The album opens with ‘The Writers Theme’ and after a couple of seconds one thing is evident; this record marks change of direction for the quintet. The cinematic prologue smoothly transitions into ‘Ode To NYC’, a heart-warming love letter to the Big Apple which features some stellar chord progressions and namedrops several famous landmarks. Title track ‘Ribbon Around The Bomb’ is an upbeat, catchy, dancey track lending into the 70’s pop style. The inspiration for the name derives from a Frida Kahlo painting Ogden saw when visiting Mexico.  
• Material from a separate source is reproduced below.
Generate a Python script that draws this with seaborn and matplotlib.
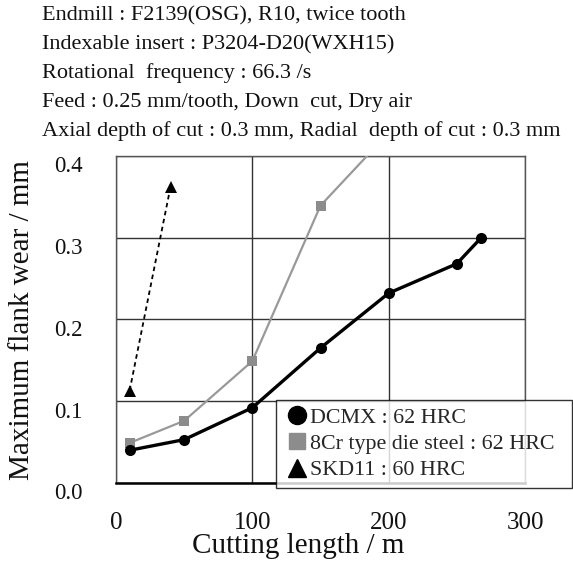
import matplotlib
matplotlib.use("Agg")
import matplotlib.pyplot as plt
import matplotlib.transforms as mtransforms
from matplotlib.lines import Line2D
import seaborn as sns
import pandas as pd

# ---- data ----
dcmx_x = [10, 50, 100, 150, 200, 250, 268]
dcmx_y = [0.040, 0.053, 0.092, 0.165, 0.232, 0.268, 0.300]
cr8_x = [10, 50, 100, 150, 200]
cr8_y = [0.049, 0.076, 0.149, 0.339, 0.428]
skd_x = [10, 40]
skd_y = [0.113, 0.362]
labels = ["DCMX : 62 HRC", "8Cr type die steel : 62 HRC", "SKD11 : 60 HRC"]
header = [
    "Endmill : F2139(OSG), R10, twice tooth",
    "Indexable insert : P3204-D20(WXH15)",
    "Rotational  frequency : 66.3 /s",
    "Feed : 0.25 mm/tooth, Down  cut, Dry air",
    "Axial depth of cut : 0.3 mm, Radial  depth of cut : 0.3 mm",
]
xticks = [0, 100, 200, 300]
yticks = [0.0, 0.1, 0.2, 0.3, 0.4]

sns.set_style("white")
plt.rcParams["font.family"] = ["Liberation Serif", "DejaVu Serif"]

fig = plt.figure(figsize=(5.73, 5.68), dpi=100)
ax = fig.add_axes([116 / 573, 1 - 483 / 568, (525 - 116) / 573, (483 - 155.7) / 568])

gray = "#999999"
df1 = pd.DataFrame({"x": dcmx_x, "y": dcmx_y})
df2 = pd.DataFrame({"x": cr8_x, "y": cr8_y})
df3 = pd.DataFrame({"x": skd_x, "y": skd_y})

sns.lineplot(data=df3, x="x", y="y", ax=ax, color="black", lw=1.3,
             linestyle=(0, (2.5, 2)), marker="^", markersize=9, markeredgewidth=0,
             zorder=3)
sns.lineplot(data=df2, x="x", y="y", ax=ax, color=gray, lw=1.6,
             marker="s", markersize=7.5, markeredgewidth=0, markerfacecolor="#8c8c8c",
             zorder=4)
sns.lineplot(data=df1, x="x", y="y", ax=ax, color="black", lw=2.4,
             marker="o", markersize=8, markeredgewidth=0, zorder=5)

ax.set_xlim(0, 300)
ax.set_ylim(0, 0.4)
ax.set_xticks(xticks)
ax.set_yticks(yticks)
ax.set_xticklabels([str(v) for v in xticks])
ax.set_yticklabels([f"{v:.1f}" for v in yticks])
ax.grid(True, color="#333333", lw=1.0)
ax.set_axisbelow(True)
for s in ["top", "left", "right"]:
    ax.spines[s].set_color("#555555")
    ax.spines[s].set_linewidth(1.0)
ax.spines["bottom"].set_color("black")
ax.spines["bottom"].set_linewidth(1.8)

ax.tick_params(axis="both", length=0, colors="#111111")
ax.tick_params(axis="x", pad=21, labelsize=18)
ax.tick_params(axis="y", pad=24, labelsize=16.5)
off = mtransforms.ScaledTranslation(0, -6 / 72, fig.dpi_scale_trans)
for t in ax.get_yticklabels():
    t.set_transform(t.get_transform() + off)

ax.set_xlabel("Cutting length / m", fontsize=21, color="#111111")
ax.set_ylabel("Maximum flank wear / mm", fontsize=21, color="#111111")
ax.xaxis.set_label_coords((298 - 116) / 409, (483 - 546) / 327.3)
ax.xaxis.label.set_va("center")
ax.yaxis.set_label_coords((22 - 116) / 409, (483 - 320) / 327.3)
ax.yaxis.label.set_va("center")

handles = [
    Line2D([], [], color="black", marker="o", linestyle="none", markersize=13),
    Line2D([], [], color="#8c8c8c", marker="s", linestyle="none", markersize=12),
    Line2D([], [], color="black", marker="^", linestyle="none", markersize=13),
]
leg = fig.legend(handles, labels, loc="lower left",
                 bbox_to_anchor=(276 / 573, 1 - 488 / 568, (572 - 276) / 573, 87 / 568),
                 mode="expand", fontsize=15.8, frameon=True, fancybox=False,
                 handletextpad=0.0, handlelength=1.2, labelspacing=0.27,
                 borderpad=0.35, borderaxespad=0)
leg.get_frame().set_edgecolor("black")
leg.get_frame().set_linewidth(1.0)
leg.set_zorder(10)

for i, line in enumerate(header):
    fig.text(42 / 573, 1 - (20 + 29 * i) / 568, line, fontsize=16,
             va="baseline", ha="left", color="#111111")

fig.savefig("out.png", dpi=100)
Next the autobiographical ‘The Sulking Poet’ introduces the album’s central character, the writer, who Ogden has revealed is based on himself. He recalls his childhood in this reflective and personal offering, and what’s a Blossoms release without a catchy chorus? ‘la-la-la-Juliet’ has been playing in a loop inside my head for days now. ‘Born Wild’ is an exceptional track offering an important discussion of male mental health and the isolation and stigma surrounding the topic. Standout lyrics include “I watched the night fall from my mind’s window” and “the pain crawls up through the cracks in the floor”. Tom’s soothing vocals are elevated by Smiths style guitar and some soaring harmonies in the chorus. The overall message of the song is about finding self-love in time, things end with a spine-tingling outro making for a truly special moment on the record.
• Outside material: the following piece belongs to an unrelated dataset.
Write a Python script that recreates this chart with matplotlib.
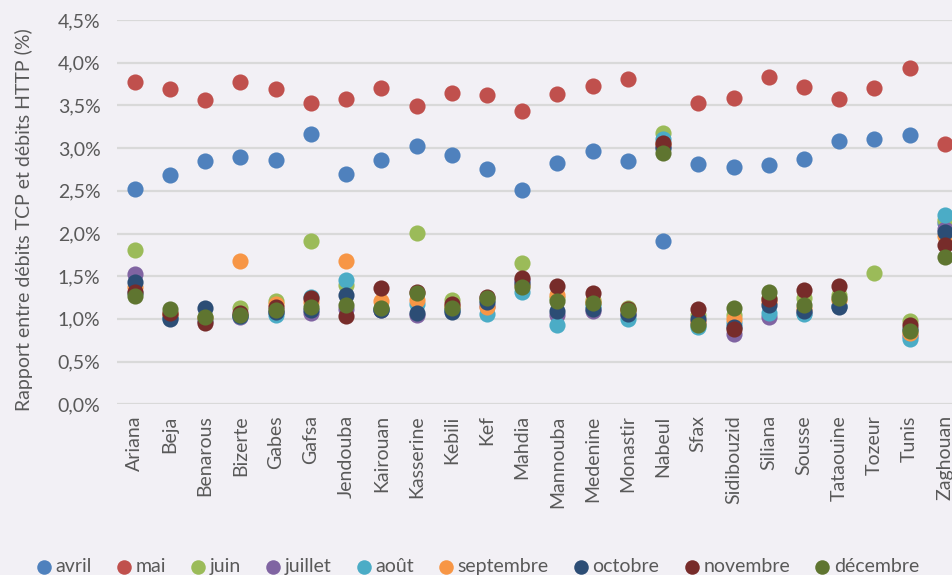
import numpy as np
import matplotlib.pyplot as plt
from matplotlib.ticker import FuncFormatter

nan = np.nan

regions = ["Ariana", "Beja", "Benarous", "Bizerte", "Gabes", "Gafsa", "Jendouba",
           "Kairouan", "Kasserine", "Kebili", "Kef", "Mahdia", "Mannouba",
           "Medenine", "Monastir", "Nabeul", "Sfax", "Sidibouzid", "Siliana",
           "Sousse", "Tataouine", "Tozeur", "Tunis", "Zaghouan"]

months = ["avril", "mai", "juin", "juillet", "août", "septembre",
          "octobre", "novembre", "décembre"]

# ratio TCP / HTTP in %, one list per month (order = regions)
avril = [2.52, 2.68, 2.85, 2.90, 2.86, 3.17, 2.70, 2.86, 3.03, 2.92, 2.76, 2.51,
         2.83, 2.97, 2.85, 1.91, 2.81, 2.78, 2.80, 2.87, 3.08, 3.11, 3.15, 2.12]
mai = [3.77, 3.69, 3.57, 3.77, 3.69, 3.53, 3.58, 3.70, 3.49, 3.65, 3.62, 3.43,
       3.63, 3.73, 3.81, nan, 3.53, 3.59, 3.83, 3.72, 3.58, 3.70, 3.94, 3.05]
juin = [1.81, 1.05, 1.02, 1.13, 1.21, 1.91, 1.40, 1.12, 2.01, 1.22, 1.22, 1.65,
        1.25, 1.22, 1.13, 3.18, 1.05, 1.05, 1.25, 1.24, 1.28, 1.54, 0.98, 2.16]
juillet = [1.53, 1.03, 0.97, 1.02, 1.08, 1.07, 1.12, 1.10, 1.04, 1.10, 1.15, 1.46,
           1.04, 1.09, 1.05, 3.02, 0.95, 0.82, 1.02, 1.07, 1.15, nan, 0.80, 2.05]
aout = [1.30, 1.01, 1.00, 1.03, 1.05, 1.26, 1.46, 1.12, 1.17, 1.10, 1.06, 1.32,
        0.93, 1.15, 1.00, 3.11, 0.90, 0.95, 1.07, 1.06, 1.15, nan, 0.77, 2.22]
septembre = [1.37, 1.06, 1.01, 1.68, 1.18, 1.20, 1.68, 1.21, 1.22, 1.15, 1.14, 1.40,
             1.28, 1.20, 1.10, 3.05, 0.98, 1.00, 1.20, 1.12, 1.22, nan, 0.83, 1.97]
octobre = [1.43, 1.00, 1.13, 1.03, 1.08, 1.10, 1.28, 1.10, 1.07, 1.08, 1.20, 1.42,
           1.09, 1.11, 1.06, 3.00, 1.00, 0.90, 1.16, 1.09, 1.14, nan, 0.88, 2.02]
novembre = [1.32, 1.07, 0.95, 1.07, 1.14, 1.24, 1.03, 1.36, 1.32, 1.17, 1.26, 1.48,
            1.38, 1.30, 1.11, 3.06, 1.11, 0.88, 1.23, 1.34, 1.39, nan, 0.93, 1.87]
decembre = [1.27, 1.11, 1.02, 1.04, 1.10, 1.14, 1.16, 1.13, 1.30, 1.13, 1.25, 1.37,
            1.21, 1.19, 1.10, 2.94, 0.93, 1.13, 1.31, 1.16, 1.25, nan, 0.86, 1.73]

series = [avril, mai, juin, juillet, aout, septembre, octobre, novembre, decembre]
colors = ["#4F81BD", "#C0504D", "#9BBB59", "#8064A2", "#4BACC6", "#F79646",
          "#2C4D75", "#772C2A", "#5F7530"]

plt.rcParams["font.family"] = ["Lato", "DejaVu Sans"]
BG = "#F2F0F5"
TXT = "#595959"

fig = plt.figure(figsize=(9.52, 5.75), dpi=100, facecolor=BG)
ax = fig.add_axes([0.123, 0.297, 0.888, 0.668], facecolor=BG)

x = np.arange(len(regions))
for name, vals, col in zip(months, series, colors):
    ax.scatter(x, vals, s=135, color=col, label=name, linewidths=0, zorder=3)

ax.set_xlim(-0.5, len(regions) - 0.5)
ax.set_ylim(0, 4.5)
ax.set_yticks(np.arange(0, 4.51, 0.5))
ax.yaxis.set_major_formatter(FuncFormatter(lambda v, p: f"{v:.1f}%".replace(".", ",")))
ax.set_xticks(x)
ax.set_xticklabels(regions, rotation=90)
ax.tick_params(axis="both", length=0, labelsize=14, labelcolor=TXT)
ax.tick_params(axis="y", pad=12)
ax.tick_params(axis="x", pad=8)
ax.grid(axis="y", color="#D9D9D9", linewidth=1.6, zorder=0)
ax.set_axisbelow(True)
for s in ax.spines.values():
    s.set_visible(False)

ax.set_ylabel("Rapport entre débits TCP et débits HTTP (%)", fontsize=14,
              color=TXT)
ax.yaxis.set_label_coords(-0.1, 0.48)

fig.legend(loc="lower center", bbox_to_anchor=(0.5, -0.014), ncol=9, frameon=False,
           fontsize=14, labelcolor=TXT, handletextpad=0.05, columnspacing=1.1,
           markerscale=0.9, handlelength=1.1, borderaxespad=0)

fig.savefig("out.png", dpi=100, facecolor=BG)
‘The Writer’ is a sonically stripped back and simple story written in ‘chapters’, recalling Costello’s ‘Every Day I Write The Book’.  A slowly strummed acoustic guitar intro gives way to poetic lyrics about a vagabond author dealing with writer’s block. ‘Everything About You’ offers a cheery opening and lovey lyrics whilst ‘Care For’ is a disco-inspired instant Blossoms classic. Sentimental ‘Cinerama Holy Days’ offers some of the finest vivid lyrical storytelling on the album, reflecting on youth in a nostalgic summery pop masterpiece.
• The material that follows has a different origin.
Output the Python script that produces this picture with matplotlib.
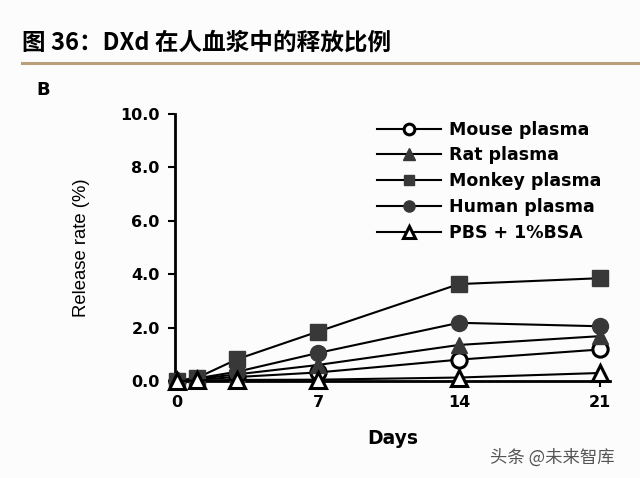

Perhaps the gloomiest moment is ‘Edith Machinist’. We travel “down the back streets of my faded dreams” in a vivid, violin saturated single. ‘Visions’ is seven minutes of outstanding lyrical storytelling on the passage of time. Ogden delivers a yearning reflection on childhood, exploring the journey from drinking as a teenager to numb the pain to being “complete at 23”. Half way through there is an excellent violin breakdown before everything kicks in again and the distorted instrumentals provide a goosebump inducing grand finale. The epilogue ‘The Last Chapter’ goes full circle using dramatic piano to close the album on a theatrical note.

‘Ribbon Around The Bomb’ is a grand coming-of-age record. Featuring tight rhythms, compelling pop melodies and thoughtful lyrics, Blossoms signature chiming electric sound has developed in this mature record that puts song-writing at the forefront and solidifies their position as UK indie-pop icons.